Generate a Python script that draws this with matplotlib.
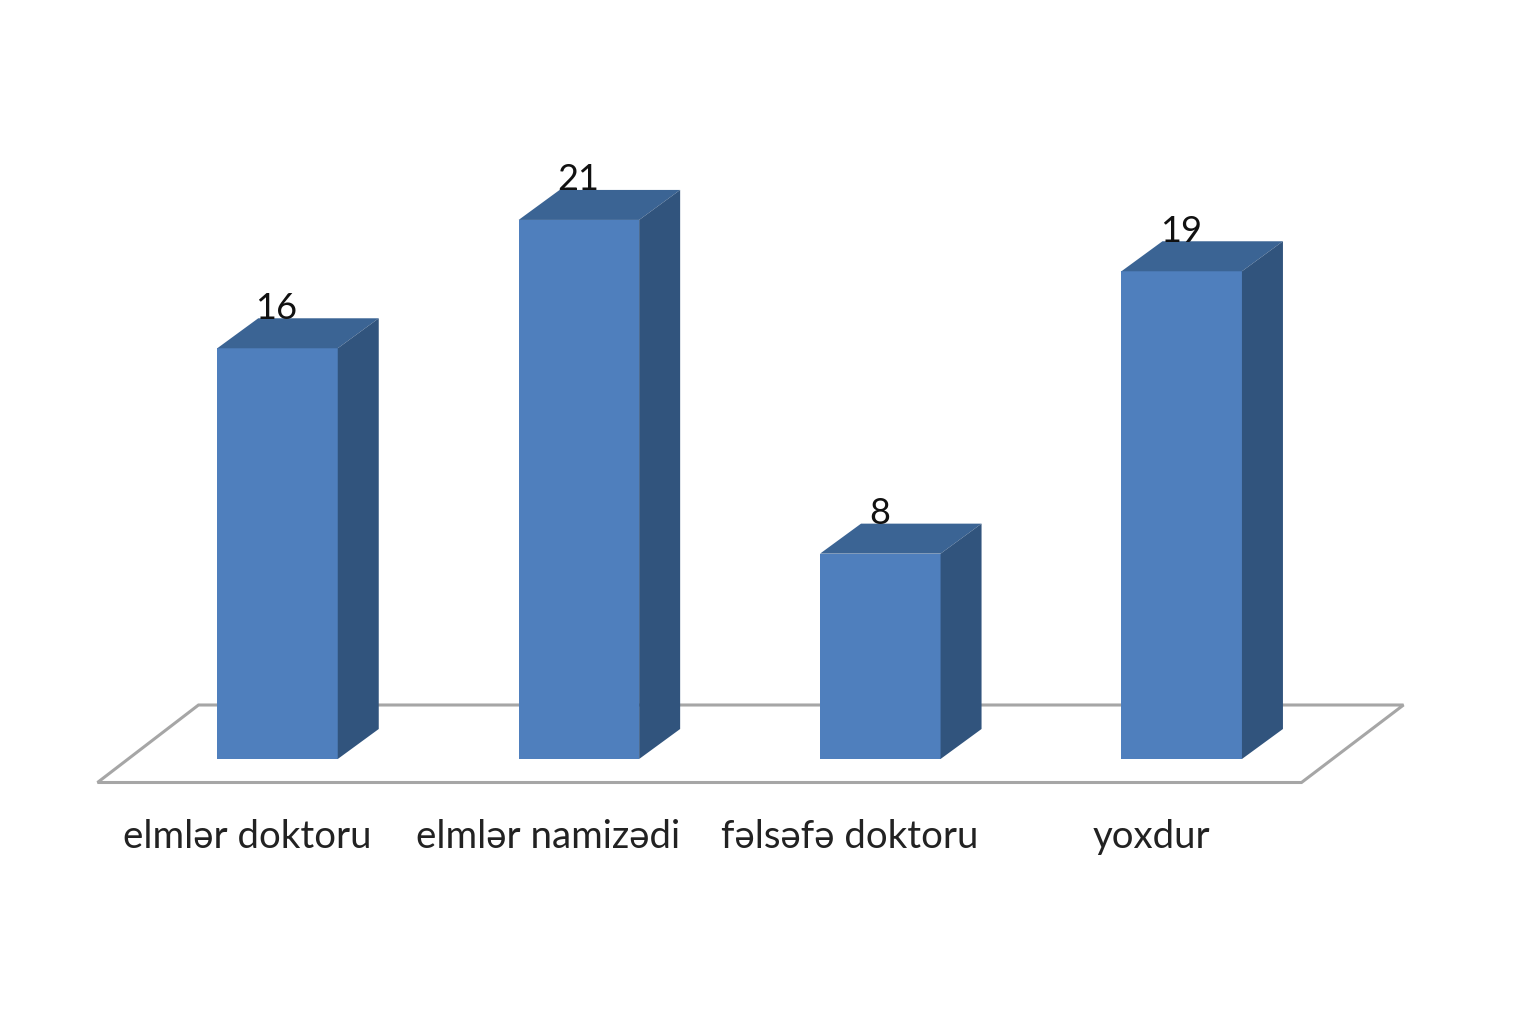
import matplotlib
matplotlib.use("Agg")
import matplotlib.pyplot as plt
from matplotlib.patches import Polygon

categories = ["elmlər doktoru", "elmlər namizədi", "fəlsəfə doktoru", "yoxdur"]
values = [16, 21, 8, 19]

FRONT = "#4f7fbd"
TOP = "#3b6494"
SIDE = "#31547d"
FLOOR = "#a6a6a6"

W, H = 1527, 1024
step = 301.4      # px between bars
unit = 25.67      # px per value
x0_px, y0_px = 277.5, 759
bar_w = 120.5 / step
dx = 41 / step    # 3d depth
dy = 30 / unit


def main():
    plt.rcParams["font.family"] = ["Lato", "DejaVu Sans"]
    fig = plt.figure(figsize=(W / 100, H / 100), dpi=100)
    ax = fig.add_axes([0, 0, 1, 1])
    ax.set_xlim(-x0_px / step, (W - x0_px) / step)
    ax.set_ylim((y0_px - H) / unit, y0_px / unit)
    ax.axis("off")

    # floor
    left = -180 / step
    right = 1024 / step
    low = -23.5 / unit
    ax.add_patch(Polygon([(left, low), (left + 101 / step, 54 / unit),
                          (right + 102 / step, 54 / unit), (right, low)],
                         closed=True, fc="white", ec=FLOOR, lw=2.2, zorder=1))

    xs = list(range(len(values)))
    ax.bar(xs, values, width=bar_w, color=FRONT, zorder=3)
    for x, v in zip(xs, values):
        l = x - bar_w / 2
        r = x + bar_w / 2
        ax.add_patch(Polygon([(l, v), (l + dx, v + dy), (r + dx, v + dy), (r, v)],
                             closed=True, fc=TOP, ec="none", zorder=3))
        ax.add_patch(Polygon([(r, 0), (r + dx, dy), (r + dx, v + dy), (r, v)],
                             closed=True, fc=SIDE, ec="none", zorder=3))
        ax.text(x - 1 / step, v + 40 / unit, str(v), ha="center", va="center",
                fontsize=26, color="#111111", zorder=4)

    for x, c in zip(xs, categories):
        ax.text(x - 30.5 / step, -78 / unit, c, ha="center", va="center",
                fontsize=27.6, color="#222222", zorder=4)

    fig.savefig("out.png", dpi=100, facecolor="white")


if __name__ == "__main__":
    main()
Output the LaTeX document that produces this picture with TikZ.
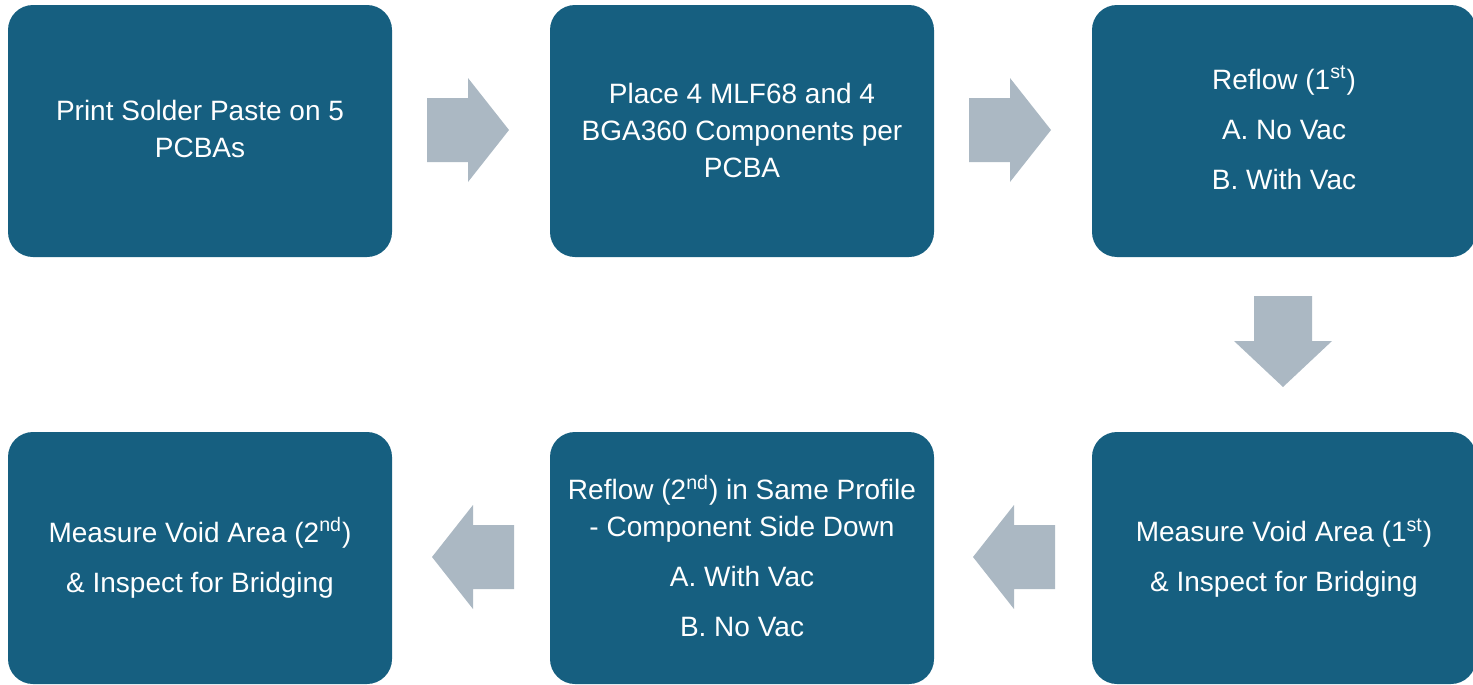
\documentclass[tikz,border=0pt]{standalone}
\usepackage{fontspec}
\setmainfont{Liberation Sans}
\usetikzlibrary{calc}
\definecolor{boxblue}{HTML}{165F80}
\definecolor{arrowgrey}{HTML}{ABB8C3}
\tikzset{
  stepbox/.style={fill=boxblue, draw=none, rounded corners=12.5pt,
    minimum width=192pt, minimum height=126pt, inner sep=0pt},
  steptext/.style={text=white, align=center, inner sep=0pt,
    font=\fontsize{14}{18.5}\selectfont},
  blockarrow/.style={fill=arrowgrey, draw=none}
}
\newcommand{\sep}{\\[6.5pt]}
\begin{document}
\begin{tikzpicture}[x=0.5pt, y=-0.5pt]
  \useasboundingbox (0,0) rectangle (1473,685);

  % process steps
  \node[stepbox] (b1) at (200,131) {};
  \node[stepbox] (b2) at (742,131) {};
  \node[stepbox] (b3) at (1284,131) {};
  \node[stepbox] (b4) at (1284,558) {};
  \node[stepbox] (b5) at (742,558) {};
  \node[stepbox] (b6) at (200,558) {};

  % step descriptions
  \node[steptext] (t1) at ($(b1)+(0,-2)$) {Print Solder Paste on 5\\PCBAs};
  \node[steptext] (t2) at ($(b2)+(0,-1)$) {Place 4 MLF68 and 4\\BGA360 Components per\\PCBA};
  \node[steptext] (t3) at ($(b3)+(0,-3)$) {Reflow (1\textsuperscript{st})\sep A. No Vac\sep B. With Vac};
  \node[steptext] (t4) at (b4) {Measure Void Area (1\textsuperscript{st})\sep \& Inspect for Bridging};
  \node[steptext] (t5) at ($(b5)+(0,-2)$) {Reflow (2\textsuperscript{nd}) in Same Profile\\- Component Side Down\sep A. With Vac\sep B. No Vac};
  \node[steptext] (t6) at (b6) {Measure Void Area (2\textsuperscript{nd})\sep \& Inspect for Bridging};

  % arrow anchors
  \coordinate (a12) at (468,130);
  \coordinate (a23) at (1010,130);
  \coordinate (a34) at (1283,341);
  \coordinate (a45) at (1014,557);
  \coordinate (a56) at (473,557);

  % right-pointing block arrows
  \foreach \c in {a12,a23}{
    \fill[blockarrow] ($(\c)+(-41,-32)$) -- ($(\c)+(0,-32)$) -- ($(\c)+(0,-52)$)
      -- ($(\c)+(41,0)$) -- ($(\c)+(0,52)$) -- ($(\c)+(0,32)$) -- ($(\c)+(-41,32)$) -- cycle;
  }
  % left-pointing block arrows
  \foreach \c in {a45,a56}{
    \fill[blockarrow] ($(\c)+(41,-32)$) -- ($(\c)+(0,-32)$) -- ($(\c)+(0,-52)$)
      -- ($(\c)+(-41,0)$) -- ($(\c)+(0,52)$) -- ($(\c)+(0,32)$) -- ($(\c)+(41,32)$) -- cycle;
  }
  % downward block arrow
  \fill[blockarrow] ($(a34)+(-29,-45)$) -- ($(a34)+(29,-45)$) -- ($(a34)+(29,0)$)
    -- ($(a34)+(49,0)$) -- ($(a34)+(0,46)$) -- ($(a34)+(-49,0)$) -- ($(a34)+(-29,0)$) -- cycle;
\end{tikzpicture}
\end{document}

▸ Exercise description: Transcribe the records verbatim and omit the images.

▸ The completed task:
Generate a Python script that draws this with matplotlib.
import matplotlib
matplotlib.use("Agg")
import matplotlib.pyplot as plt
from matplotlib.patches import Polygon

categories = ["elmlər doktoru", "elmlər namizədi", "fəlsəfə doktoru", "yoxdur"]
values = [16, 21, 8, 19]

FRONT = "#4f7fbd"
TOP = "#3b6494"
SIDE = "#31547d"
FLOOR = "#a6a6a6"

W, H = 1527, 1024
step = 301.4      # px between bars
unit = 25.67      # px per value
x0_px, y0_px = 277.5, 759
bar_w = 120.5 / step
dx = 41 / step    # 3d depth
dy = 30 / unit


def main():
    plt.rcParams["font.family"] = ["Lato", "DejaVu Sans"]
    fig = plt.figure(figsize=(W / 100, H / 100), dpi=100)
    ax = fig.add_axes([0, 0, 1, 1])
    ax.set_xlim(-x0_px / step, (W - x0_px) / step)
    ax.set_ylim((y0_px - H) / unit, y0_px / unit)
    ax.axis("off")

    # floor
    left = -180 / step
    right = 1024 / step
    low = -23.5 / unit
    ax.add_patch(Polygon([(left, low), (left + 101 / step, 54 / unit),
                          (right + 102 / step, 54 / unit), (right, low)],
                         closed=True, fc="white", ec=FLOOR, lw=2.2, zorder=1))

    xs = list(range(len(values)))
    ax.bar(xs, values, width=bar_w, color=FRONT, zorder=3)
    for x, v in zip(xs, values):
        l = x - bar_w / 2
        r = x + bar_w / 2
        ax.add_patch(Polygon([(l, v), (l + dx, v + dy), (r + dx, v + dy), (r, v)],
                             closed=True, fc=TOP, ec="none", zorder=3))
        ax.add_patch(Polygon([(r, 0), (r + dx, dy), (r + dx, v + dy), (r, v)],
                             closed=True, fc=SIDE, ec="none", zorder=3))
        ax.text(x - 1 / step, v + 40 / unit, str(v), ha="center", va="center",
                fontsize=26, color="#111111", zorder=4)

    for x, c in zip(xs, categories):
        ax.text(x - 30.5 / step, -78 / unit, c, ha="center", va="center",
                fontsize=27.6, color="#222222", zorder=4)

    fig.savefig("out.png", dpi=100, facecolor="white")


if __name__ == "__main__":
    main()
Output the LaTeX document that produces this picture with TikZ.
\documentclass[tikz,border=0pt]{standalone}
\usepackage{fontspec}
\setmainfont{Liberation Sans}
\usetikzlibrary{calc}
\definecolor{boxblue}{HTML}{165F80}
\definecolor{arrowgrey}{HTML}{ABB8C3}
\tikzset{
  stepbox/.style={fill=boxblue, draw=none, rounded corners=12.5pt,
    minimum width=192pt, minimum height=126pt, inner sep=0pt},
  steptext/.style={text=white, align=center, inner sep=0pt,
    font=\fontsize{14}{18.5}\selectfont},
  blockarrow/.style={fill=arrowgrey, draw=none}
}
\newcommand{\sep}{\\[6.5pt]}
\begin{document}
\begin{tikzpicture}[x=0.5pt, y=-0.5pt]
  \useasboundingbox (0,0) rectangle (1473,685);

  % process steps
  \node[stepbox] (b1) at (200,131) {};
  \node[stepbox] (b2) at (742,131) {};
  \node[stepbox] (b3) at (1284,131) {};
  \node[stepbox] (b4) at (1284,558) {};
  \node[stepbox] (b5) at (742,558) {};
  \node[stepbox] (b6) at (200,558) {};

  % step descriptions
  \node[steptext] (t1) at ($(b1)+(0,-2)$) {Print Solder Paste on 5\\PCBAs};
  \node[steptext] (t2) at ($(b2)+(0,-1)$) {Place 4 MLF68 and 4\\BGA360 Components per\\PCBA};
  \node[steptext] (t3) at ($(b3)+(0,-3)$) {Reflow (1\textsuperscript{st})\sep A. No Vac\sep B. With Vac};
  \node[steptext] (t4) at (b4) {Measure Void Area (1\textsuperscript{st})\sep \& Inspect for Bridging};
  \node[steptext] (t5) at ($(b5)+(0,-2)$) {Reflow (2\textsuperscript{nd}) in Same Profile\\- Component Side Down\sep A. With Vac\sep B. No Vac};
  \node[steptext] (t6) at (b6) {Measure Void Area (2\textsuperscript{nd})\sep \& Inspect for Bridging};

  % arrow anchors
  \coordinate (a12) at (468,130);
  \coordinate (a23) at (1010,130);
  \coordinate (a34) at (1283,341);
  \coordinate (a45) at (1014,557);
  \coordinate (a56) at (473,557);

  % right-pointing block arrows
  \foreach \c in {a12,a23}{
    \fill[blockarrow] ($(\c)+(-41,-32)$) -- ($(\c)+(0,-32)$) -- ($(\c)+(0,-52)$)
      -- ($(\c)+(41,0)$) -- ($(\c)+(0,52)$) -- ($(\c)+(0,32)$) -- ($(\c)+(-41,32)$) -- cycle;
  }
  % left-pointing block arrows
  \foreach \c in {a45,a56}{
    \fill[blockarrow] ($(\c)+(41,-32)$) -- ($(\c)+(0,-32)$) -- ($(\c)+(0,-52)$)
      -- ($(\c)+(-41,0)$) -- ($(\c)+(0,52)$) -- ($(\c)+(0,32)$) -- ($(\c)+(41,32)$) -- cycle;
  }
  % downward block arrow
  \fill[blockarrow] ($(a34)+(-29,-45)$) -- ($(a34)+(29,-45)$) -- ($(a34)+(29,0)$)
    -- ($(a34)+(49,0)$) -- ($(a34)+(0,46)$) -- ($(a34)+(-49,0)$) -- ($(a34)+(-29,0)$) -- cycle;
\end{tikzpicture}
\end{document}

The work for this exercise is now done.